Best analyses that would lead one to oppose additional sanctions:
- Kimberly Ann Elliott, a member of the Peterson Institute team that performed the most comprehensive study of sanctions effectiveness to date, writes on ForeignAffairs.com that “there is no evidence in the past 100 years of sanctions history to support [the] premise” that further tightening sanctions “would force Iran to abandon its nuclear ambitions, perhaps by fomenting regime change. . . . In fact, it could do the opposite; while the United States waits for the sanctions’ economic and political payoff, Iran would most likely continue its nuclear program unfettered.”
- Vali Nasr in the New York Times challenges the assumption that Iran faces two and only two choices: agree to a deal or acquiesce to even stricter sanctions. Nasr contends that Iran has a third option, which would become increasingly attractive if more sanctions are imposed: “If Congress sabotages the interim deal by stiffening sanctions and forcing Iran back to a difficult choice, Iran’s leaders will almost certainly bite the bullet and opt for stringent economic reforms . . . rather than a humiliating total abandonment of their nuclear program.” Additional economic pressure, Nasr argues, would be a “colossal error” that makes war with Iran more likely.

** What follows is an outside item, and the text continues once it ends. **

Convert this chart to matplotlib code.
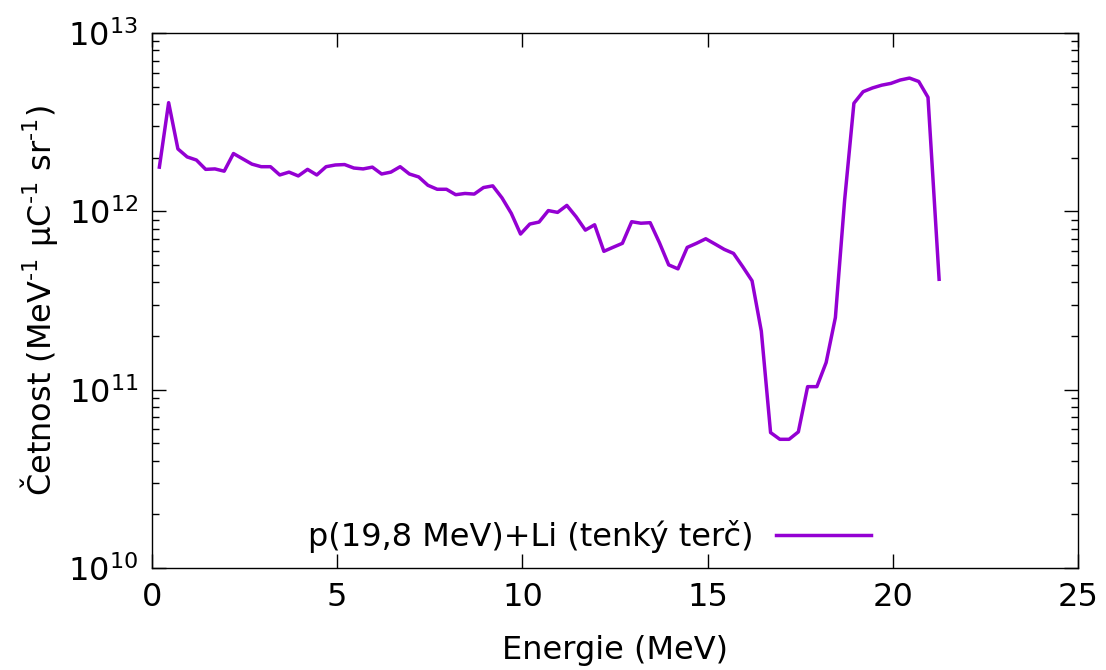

- Colin Kahl’s op-ed in Politico asks us to put ourselves in the shoes of our adversaries. He poses a hypothetical counterpart to Congress’s “deferred trigger” sanctions: “Suppose the Majles, Iran’s legislature, passed legislation tomorrow, over Rouhani’s objections, declaring that Iran would resume and escalate its nuclear activities in six months’ time if Washington failed to live up to its Geneva commitments and agree to a final deal that fully respects Iran’s nuclear rights.” Kahl then asks, “How would U.S. lawmakers view such a move? Would they see it as consistent with the letter and spirit of Geneva?” In fact, in retaliation for the recent Treasury Department sanctions against 19 entities, some Iranian legislators are reportedly working on a bill that would require Iran to increase enrichment to 60% for production of naval reactor fuel.